→ GIVEN REQUEST
The data below should be printed in full, exactly, and without any of its images.
•••••
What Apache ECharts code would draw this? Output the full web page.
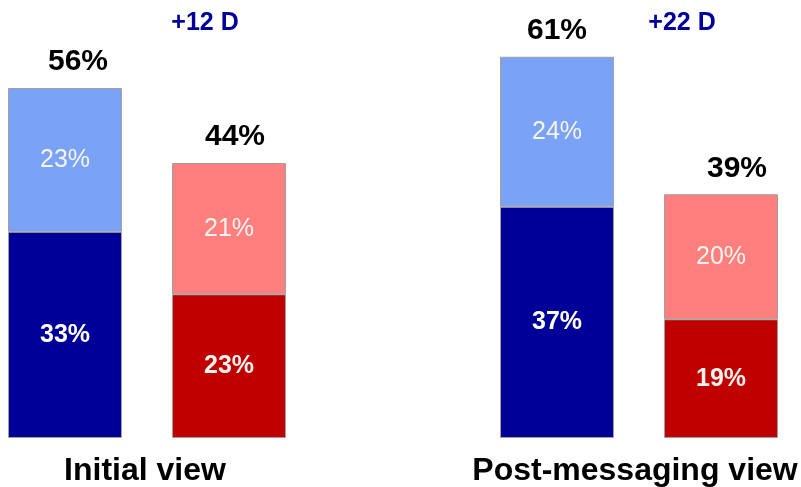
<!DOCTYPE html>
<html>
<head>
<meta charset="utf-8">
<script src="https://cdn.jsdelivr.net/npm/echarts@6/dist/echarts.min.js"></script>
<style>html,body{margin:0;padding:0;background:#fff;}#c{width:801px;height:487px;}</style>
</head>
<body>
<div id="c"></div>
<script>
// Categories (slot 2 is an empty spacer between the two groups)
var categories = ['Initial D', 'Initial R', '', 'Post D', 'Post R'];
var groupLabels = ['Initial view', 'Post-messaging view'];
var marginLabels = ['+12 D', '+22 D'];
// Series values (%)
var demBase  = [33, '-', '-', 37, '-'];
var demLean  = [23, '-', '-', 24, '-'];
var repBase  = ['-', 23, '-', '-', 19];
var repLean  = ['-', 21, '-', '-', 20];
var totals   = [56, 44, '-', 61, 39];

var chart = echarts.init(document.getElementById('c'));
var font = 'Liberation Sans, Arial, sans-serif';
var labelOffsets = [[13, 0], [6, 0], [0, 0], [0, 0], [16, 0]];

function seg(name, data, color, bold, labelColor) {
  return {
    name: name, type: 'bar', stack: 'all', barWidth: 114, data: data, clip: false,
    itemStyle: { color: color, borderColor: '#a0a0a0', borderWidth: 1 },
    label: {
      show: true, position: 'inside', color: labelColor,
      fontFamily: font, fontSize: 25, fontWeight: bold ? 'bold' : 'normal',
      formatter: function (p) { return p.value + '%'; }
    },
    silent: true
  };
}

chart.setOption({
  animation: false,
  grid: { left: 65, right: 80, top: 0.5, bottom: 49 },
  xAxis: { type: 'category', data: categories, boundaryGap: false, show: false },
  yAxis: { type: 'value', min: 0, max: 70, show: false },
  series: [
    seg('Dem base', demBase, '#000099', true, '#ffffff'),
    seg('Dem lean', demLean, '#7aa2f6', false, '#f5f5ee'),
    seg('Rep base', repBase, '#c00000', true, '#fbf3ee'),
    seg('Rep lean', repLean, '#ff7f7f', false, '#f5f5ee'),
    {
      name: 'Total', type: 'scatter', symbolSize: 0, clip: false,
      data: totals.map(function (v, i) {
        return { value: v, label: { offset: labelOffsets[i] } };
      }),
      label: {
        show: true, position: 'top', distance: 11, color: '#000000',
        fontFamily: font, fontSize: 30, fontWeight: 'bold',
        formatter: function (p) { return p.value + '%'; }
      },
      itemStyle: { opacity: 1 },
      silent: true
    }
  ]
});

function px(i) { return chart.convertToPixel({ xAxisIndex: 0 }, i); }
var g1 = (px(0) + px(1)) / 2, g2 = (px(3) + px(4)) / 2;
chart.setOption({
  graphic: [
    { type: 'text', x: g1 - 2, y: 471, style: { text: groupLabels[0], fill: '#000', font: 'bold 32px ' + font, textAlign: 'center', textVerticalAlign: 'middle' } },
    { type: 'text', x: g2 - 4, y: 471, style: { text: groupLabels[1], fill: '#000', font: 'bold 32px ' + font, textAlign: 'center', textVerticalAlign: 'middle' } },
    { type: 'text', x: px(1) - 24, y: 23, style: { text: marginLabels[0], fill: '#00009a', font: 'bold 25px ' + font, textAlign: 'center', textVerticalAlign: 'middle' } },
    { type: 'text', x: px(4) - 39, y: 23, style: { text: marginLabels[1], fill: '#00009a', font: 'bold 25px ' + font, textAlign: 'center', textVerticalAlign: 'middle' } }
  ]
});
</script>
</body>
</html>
•••••
→ EXERCISE SOLUTION
What Apache ECharts code would draw this? Output the full web page.
<!DOCTYPE html>
<html>
<head>
<meta charset="utf-8">
<script src="https://cdn.jsdelivr.net/npm/echarts@6/dist/echarts.min.js"></script>
<style>html,body{margin:0;padding:0;background:#fff;}#c{width:801px;height:487px;}</style>
</head>
<body>
<div id="c"></div>
<script>
// Categories (slot 2 is an empty spacer between the two groups)
var categories = ['Initial D', 'Initial R', '', 'Post D', 'Post R'];
var groupLabels = ['Initial view', 'Post-messaging view'];
var marginLabels = ['+12 D', '+22 D'];
// Series values (%)
var demBase  = [33, '-', '-', 37, '-'];
var demLean  = [23, '-', '-', 24, '-'];
var repBase  = ['-', 23, '-', '-', 19];
var repLean  = ['-', 21, '-', '-', 20];
var totals   = [56, 44, '-', 61, 39];

var chart = echarts.init(document.getElementById('c'));
var font = 'Liberation Sans, Arial, sans-serif';
var labelOffsets = [[13, 0], [6, 0], [0, 0], [0, 0], [16, 0]];

function seg(name, data, color, bold, labelColor) {
  return {
    name: name, type: 'bar', stack: 'all', barWidth: 114, data: data, clip: false,
    itemStyle: { color: color, borderColor: '#a0a0a0', borderWidth: 1 },
    label: {
      show: true, position: 'inside', color: labelColor,
      fontFamily: font, fontSize: 25, fontWeight: bold ? 'bold' : 'normal',
      formatter: function (p) { return p.value + '%'; }
    },
    silent: true
  };
}

chart.setOption({
  animation: false,
  grid: { left: 65, right: 80, top: 0.5, bottom: 49 },
  xAxis: { type: 'category', data: categories, boundaryGap: false, show: false },
  yAxis: { type: 'value', min: 0, max: 70, show: false },
  series: [
    seg('Dem base', demBase, '#000099', true, '#ffffff'),
    seg('Dem lean', demLean, '#7aa2f6', false, '#f5f5ee'),
    seg('Rep base', repBase, '#c00000', true, '#fbf3ee'),
    seg('Rep lean', repLean, '#ff7f7f', false, '#f5f5ee'),
    {
      name: 'Total', type: 'scatter', symbolSize: 0, clip: false,
      data: totals.map(function (v, i) {
        return { value: v, label: { offset: labelOffsets[i] } };
      }),
      label: {
        show: true, position: 'top', distance: 11, color: '#000000',
        fontFamily: font, fontSize: 30, fontWeight: 'bold',
        formatter: function (p) { return p.value + '%'; }
      },
      itemStyle: { opacity: 1 },
      silent: true
    }
  ]
});

function px(i) { return chart.convertToPixel({ xAxisIndex: 0 }, i); }
var g1 = (px(0) + px(1)) / 2, g2 = (px(3) + px(4)) / 2;
chart.setOption({
  graphic: [
    { type: 'text', x: g1 - 2, y: 471, style: { text: groupLabels[0], fill: '#000', font: 'bold 32px ' + font, textAlign: 'center', textVerticalAlign: 'middle' } },
    { type: 'text', x: g2 - 4, y: 471, style: { text: groupLabels[1], fill: '#000', font: 'bold 32px ' + font, textAlign: 'center', textVerticalAlign: 'middle' } },
    { type: 'text', x: px(1) - 24, y: 23, style: { text: marginLabels[0], fill: '#00009a', font: 'bold 25px ' + font, textAlign: 'center', textVerticalAlign: 'middle' } },
    { type: 'text', x: px(4) - 39, y: 23, style: { text: marginLabels[1], fill: '#00009a', font: 'bold 25px ' + font, textAlign: 'center', textVerticalAlign: 'middle' } }
  ]
});
</script>
</body>
</html>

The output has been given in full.